Ad esempio, nella figura 2 possiamo osservare, per ciascun Paese, la probabilità di una persona che è in cerca di occupazione nel 2018 di essere ancora tale nel 2019. Si nota che la situazione italiana (39%) non si discosta in modo significativo dalla media europea (41%), ma in generale la differenza tra Paesi è molto marcata: ad esempio, in Grecia, la probabilità di restare disoccupati per coloro che erano disoccupati l’anno precedente è pari all’80%, mentre in Danimarca e Olanda scende al 20%.
I dati sulle transizioni sono utili perché ci forniscono informazioni aggiuntive rispetto ai dati di stock; ci dicono, ad esempio, da dove vengono e dove vanno le persone che entrano ed escono dall’occupazione.

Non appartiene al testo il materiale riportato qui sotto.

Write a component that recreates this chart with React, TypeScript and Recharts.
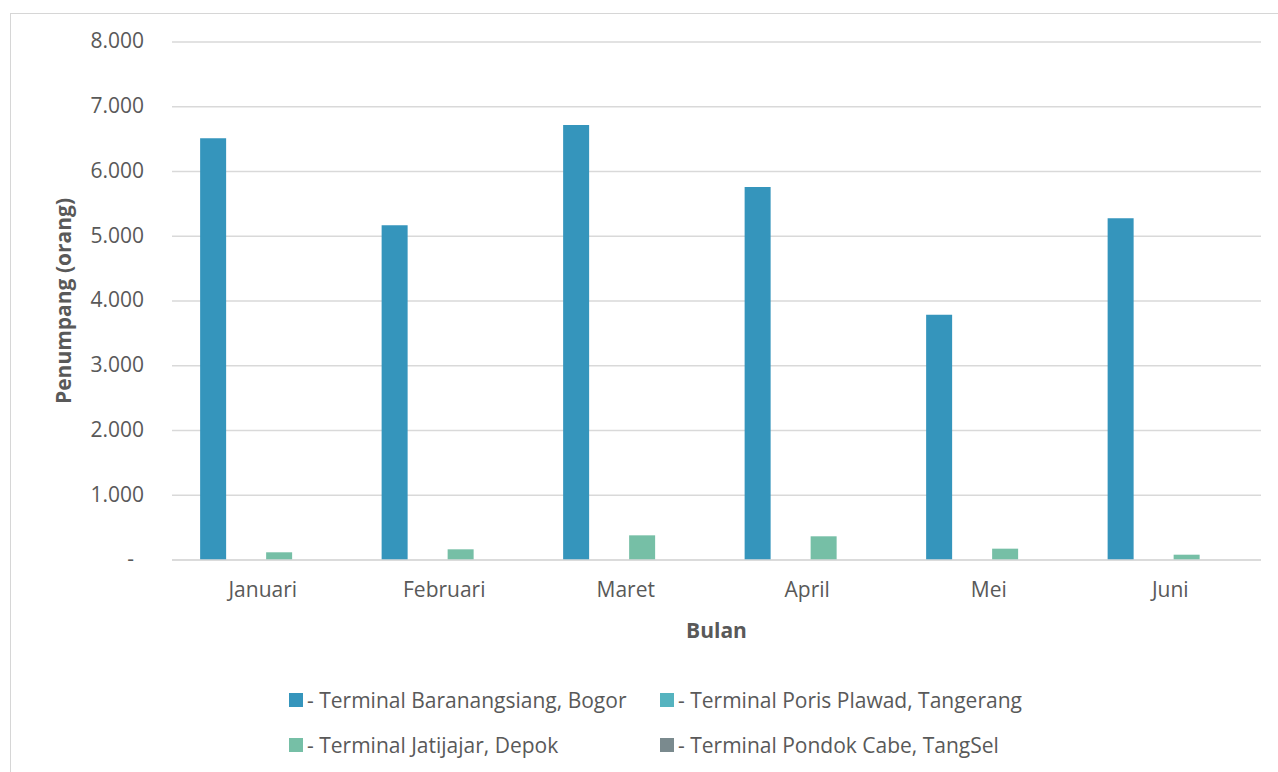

In Italia, tra il 2018 e il 2019, 1.690.000 individui sono entrati nell’occupazione: la maggior parte di loro (1.011.000) è arrivata direttamente dalla condizione di inattività (studenti, casalinghe, pensionati, neet, ecc.), senza passare dalla condizione di persona in cerca di occupazione (o restandoci meno di 12 mesi); la parte rimanente (679.000) ha trovato lavoro in corso d’anno, passando così dalla condizione di persona in cerca di occupazione a quella di occupato. Al tempo stesso, 1.554.000 persone sono uscite dall’occupazione passando all’inattività (1.083.000) o alla disoccupazione (471.000). A seguito di queste transizioni, il verso del flusso netto, cioè il saldo tra le entrate e le uscite, risulta positivo, e fa crescere, sia pure di poco, lo stock degli occupati (136.000 unità in più).
Nella Tabella 1 possiamo osservare le differenze di genere nella mobilità tra stati.
Il tasso di femminilizzazione, rappresentato nell’ultima colonna, evidenzia il fatto che donne e uomini seguono percorsi diversi per entrare e uscire dall’occupazione, e questi differenti percorsi rendono più difficile per la componente femminile entrare nell’occupazione, e più facile uscirne. Le donne sono infatti il 48% dello stock dei disoccupati, ma sono solo il 46% di coloro che in corso d’anno trovano lavoro, e soprattutto sono la maggioranza assoluta (54%) di coloro che passano direttamente dalla disoccupazione all’inattività, rinunciando, per scoraggiamento, alla ricerca di un lavoro che non si trova.
Anche il percorso per uscire dall’occupazione risulta più facile per la componente femminile: le donne sono il 43% dello stock degli occupati, ma la loro quota sale al 46% tra coloro che passano dall’occupazione alla disoccupazione e soprattutto sale al 49% tra coloro che passano dall’occupazione all’inattività, cioè alla condizione delle persone che avendo perso il posto rinunciano a cercarne un altro, ed escono dal mercato del lavoro.
Prof, ma l’avevamo già detto che le donne sono svantaggiate sul mercato del lavoro …
Sì, e adesso lo confermiamo alla luce dei dati di flusso. E, con questi dati, possiamo mettere in evidenza anche un aspetto controintuitivo della mobilità tra stati. Quando la disoccupazione femminile diminuisce, non è necessariamente un bene; la riduzione dello stock potrebbe infatti derivare dal flusso netto verso l’inattività, a significare che le donne che seguono questo percorso considerano la probabilità di trovare lavoro così bassa che non vale la pena di restare sul mercato, impegnando tempo e denaro in una ricerca tanto frustrante quanto vana (effetto scoraggiamento).
Per contro, un aumento della disoccupazione femminile non è necessariamente un male, se deriva dal flusso netto delle persone inattive nel periodo precedente che si mettono in cerca di occupazione, perché in questo caso la loro decisione può indicare che il sistema economico è in fase di ripresa, e che pertanto le opportunità di lavoro sono maggiori, e le persone sono più fiduciose sulle probabilità di successo della loro ricerca di un posto di lavoro.